What is ‘Tapas’?

If you go to any Spanish town, invariably you will stumble across a bustling little restaurant with locals standing around, sipping beer, wine or sangria and noshing on small plates called “tapas.” They’ll engage in spirited conversation, listen to the music or simply sit back and watch life pass by.

What are tapas exactly? Well, tapas could be anything served in appetizer-size form. In Spain, this generally means cured meats, cheese, fried goodies and items indicative of a region.  At Parador, we offer a menu which contains typical Spanish fare utilizing the finest ingredients Door County has to offer.

Tapas is as much about the atmosphere as it is about the food. Not only are you sharing small plates of tapas, you’re sharing stories, you’re sharing in drink and, consequently, you’re sharing good times. This is the spirit we aim to create at Parador. We invite you to dine or drink sangria in a place that is both lively and casual.

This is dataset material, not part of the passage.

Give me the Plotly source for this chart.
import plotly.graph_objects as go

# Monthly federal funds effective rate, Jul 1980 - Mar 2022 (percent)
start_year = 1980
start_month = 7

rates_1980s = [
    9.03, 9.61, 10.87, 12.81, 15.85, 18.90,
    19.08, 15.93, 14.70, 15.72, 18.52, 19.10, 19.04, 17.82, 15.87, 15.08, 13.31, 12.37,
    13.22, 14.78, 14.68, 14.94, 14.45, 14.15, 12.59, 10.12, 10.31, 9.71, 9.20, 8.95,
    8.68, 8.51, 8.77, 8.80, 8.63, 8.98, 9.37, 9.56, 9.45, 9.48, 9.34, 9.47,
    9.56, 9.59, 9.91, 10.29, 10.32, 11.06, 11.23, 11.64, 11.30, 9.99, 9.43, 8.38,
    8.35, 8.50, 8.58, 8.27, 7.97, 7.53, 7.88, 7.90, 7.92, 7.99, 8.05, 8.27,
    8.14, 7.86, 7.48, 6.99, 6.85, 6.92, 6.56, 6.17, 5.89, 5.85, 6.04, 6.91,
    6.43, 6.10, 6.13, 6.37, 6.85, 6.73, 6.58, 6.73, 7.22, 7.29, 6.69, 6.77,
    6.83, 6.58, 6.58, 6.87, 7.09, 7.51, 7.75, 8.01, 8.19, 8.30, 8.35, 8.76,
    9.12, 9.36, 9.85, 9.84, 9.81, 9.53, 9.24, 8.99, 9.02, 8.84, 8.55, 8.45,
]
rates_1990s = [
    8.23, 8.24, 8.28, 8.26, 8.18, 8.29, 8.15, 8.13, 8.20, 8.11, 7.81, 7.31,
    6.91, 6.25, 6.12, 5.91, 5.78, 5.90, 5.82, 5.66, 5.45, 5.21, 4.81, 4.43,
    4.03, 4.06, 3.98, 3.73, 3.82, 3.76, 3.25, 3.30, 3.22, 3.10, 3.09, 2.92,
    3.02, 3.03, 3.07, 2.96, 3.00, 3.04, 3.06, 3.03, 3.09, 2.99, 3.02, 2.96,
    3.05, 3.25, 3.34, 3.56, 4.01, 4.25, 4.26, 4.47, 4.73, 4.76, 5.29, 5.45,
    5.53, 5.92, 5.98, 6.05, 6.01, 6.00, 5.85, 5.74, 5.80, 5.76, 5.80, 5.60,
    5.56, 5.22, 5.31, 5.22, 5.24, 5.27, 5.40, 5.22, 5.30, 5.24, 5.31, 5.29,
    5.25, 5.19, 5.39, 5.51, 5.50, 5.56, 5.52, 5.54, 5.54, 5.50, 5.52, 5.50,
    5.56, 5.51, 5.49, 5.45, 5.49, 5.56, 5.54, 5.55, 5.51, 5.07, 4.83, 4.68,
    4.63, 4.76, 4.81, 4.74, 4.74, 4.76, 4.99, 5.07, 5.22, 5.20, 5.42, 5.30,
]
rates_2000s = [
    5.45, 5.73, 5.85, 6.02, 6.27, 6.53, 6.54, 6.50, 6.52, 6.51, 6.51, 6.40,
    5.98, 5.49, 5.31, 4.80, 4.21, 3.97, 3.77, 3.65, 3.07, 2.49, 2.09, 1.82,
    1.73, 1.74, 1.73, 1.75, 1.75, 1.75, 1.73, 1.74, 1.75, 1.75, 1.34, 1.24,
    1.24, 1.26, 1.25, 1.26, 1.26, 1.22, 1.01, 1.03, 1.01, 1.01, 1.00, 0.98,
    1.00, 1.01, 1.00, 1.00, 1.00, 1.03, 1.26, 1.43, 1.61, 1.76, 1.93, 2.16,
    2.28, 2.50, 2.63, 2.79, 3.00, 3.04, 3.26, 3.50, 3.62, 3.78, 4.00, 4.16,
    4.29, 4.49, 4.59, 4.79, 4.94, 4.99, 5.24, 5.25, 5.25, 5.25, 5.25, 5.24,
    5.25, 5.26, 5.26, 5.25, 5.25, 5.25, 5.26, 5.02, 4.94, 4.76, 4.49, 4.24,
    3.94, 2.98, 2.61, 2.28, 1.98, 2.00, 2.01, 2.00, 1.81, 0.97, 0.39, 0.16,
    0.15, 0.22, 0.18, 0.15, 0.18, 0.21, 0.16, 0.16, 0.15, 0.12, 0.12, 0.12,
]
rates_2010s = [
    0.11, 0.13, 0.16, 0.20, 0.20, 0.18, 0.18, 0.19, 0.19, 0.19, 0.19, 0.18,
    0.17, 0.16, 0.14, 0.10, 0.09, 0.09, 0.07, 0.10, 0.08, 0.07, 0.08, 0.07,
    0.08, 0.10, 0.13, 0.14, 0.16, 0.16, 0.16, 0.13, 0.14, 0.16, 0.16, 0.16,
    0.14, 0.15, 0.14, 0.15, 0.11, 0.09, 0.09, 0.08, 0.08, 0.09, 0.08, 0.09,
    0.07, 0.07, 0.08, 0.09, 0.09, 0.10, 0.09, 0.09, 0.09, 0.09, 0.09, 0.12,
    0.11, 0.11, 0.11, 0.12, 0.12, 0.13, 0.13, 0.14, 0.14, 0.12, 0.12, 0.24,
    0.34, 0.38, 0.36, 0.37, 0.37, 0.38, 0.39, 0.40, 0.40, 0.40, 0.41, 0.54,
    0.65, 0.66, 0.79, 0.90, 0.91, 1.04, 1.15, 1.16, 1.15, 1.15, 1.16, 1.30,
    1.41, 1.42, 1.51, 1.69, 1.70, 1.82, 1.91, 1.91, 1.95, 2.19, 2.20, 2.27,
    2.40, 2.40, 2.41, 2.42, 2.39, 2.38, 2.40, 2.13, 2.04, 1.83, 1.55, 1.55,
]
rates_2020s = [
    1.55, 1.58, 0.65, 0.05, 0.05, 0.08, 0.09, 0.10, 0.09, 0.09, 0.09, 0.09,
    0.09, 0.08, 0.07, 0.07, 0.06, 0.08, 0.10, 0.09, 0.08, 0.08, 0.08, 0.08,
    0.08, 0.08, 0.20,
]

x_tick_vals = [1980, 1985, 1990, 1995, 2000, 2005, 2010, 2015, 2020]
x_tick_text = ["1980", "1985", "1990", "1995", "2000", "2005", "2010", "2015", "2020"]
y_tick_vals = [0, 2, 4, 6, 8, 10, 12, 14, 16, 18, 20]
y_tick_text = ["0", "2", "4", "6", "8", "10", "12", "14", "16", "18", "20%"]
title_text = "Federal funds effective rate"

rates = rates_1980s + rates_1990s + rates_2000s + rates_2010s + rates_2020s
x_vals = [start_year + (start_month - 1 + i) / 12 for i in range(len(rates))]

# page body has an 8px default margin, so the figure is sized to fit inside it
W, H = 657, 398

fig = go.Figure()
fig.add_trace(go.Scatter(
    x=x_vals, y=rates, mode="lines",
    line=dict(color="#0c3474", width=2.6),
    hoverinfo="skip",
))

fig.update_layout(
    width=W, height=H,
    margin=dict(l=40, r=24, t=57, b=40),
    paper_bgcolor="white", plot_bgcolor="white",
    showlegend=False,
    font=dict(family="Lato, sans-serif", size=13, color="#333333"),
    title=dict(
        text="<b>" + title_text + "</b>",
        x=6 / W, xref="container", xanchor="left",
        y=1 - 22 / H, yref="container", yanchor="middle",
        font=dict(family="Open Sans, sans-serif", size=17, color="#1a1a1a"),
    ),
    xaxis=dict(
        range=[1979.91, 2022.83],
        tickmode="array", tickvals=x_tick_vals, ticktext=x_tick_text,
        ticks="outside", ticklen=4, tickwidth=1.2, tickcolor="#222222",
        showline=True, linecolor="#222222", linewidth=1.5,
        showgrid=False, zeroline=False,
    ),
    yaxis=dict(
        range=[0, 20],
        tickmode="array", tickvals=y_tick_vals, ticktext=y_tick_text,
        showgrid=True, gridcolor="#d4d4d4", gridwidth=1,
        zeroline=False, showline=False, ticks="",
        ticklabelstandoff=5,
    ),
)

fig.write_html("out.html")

In Spanish culture, tapas often serve as a bridge between a late lunch and a late dinner. In Americanized versions of tapas, a full meal is comprised of several small plates shared by friends and family. Parador embraces the vacation culture of Door County and will cover the whole dinner spectrum – opening early and closing late.

Tapas in Spain

Why Parador?

The Spanish government owns and operates a collection of hotels throughout Spain known as “Paradores de Turismo de Espana” – each individually known as a “Parador.” Typically, a Parador exists in a building of historical significance, such as an old castle or a fort. Furthermore, a Parador sits on a prime tourist location and possesses a restaurant with fare indicative of the region. Appropriately, Parador is at a prime location on Hwy 42 in the historic Nelson House of Egg Harbor which dates back to 1877. While our menu is Spanish, our ingredients are often from the immediate area.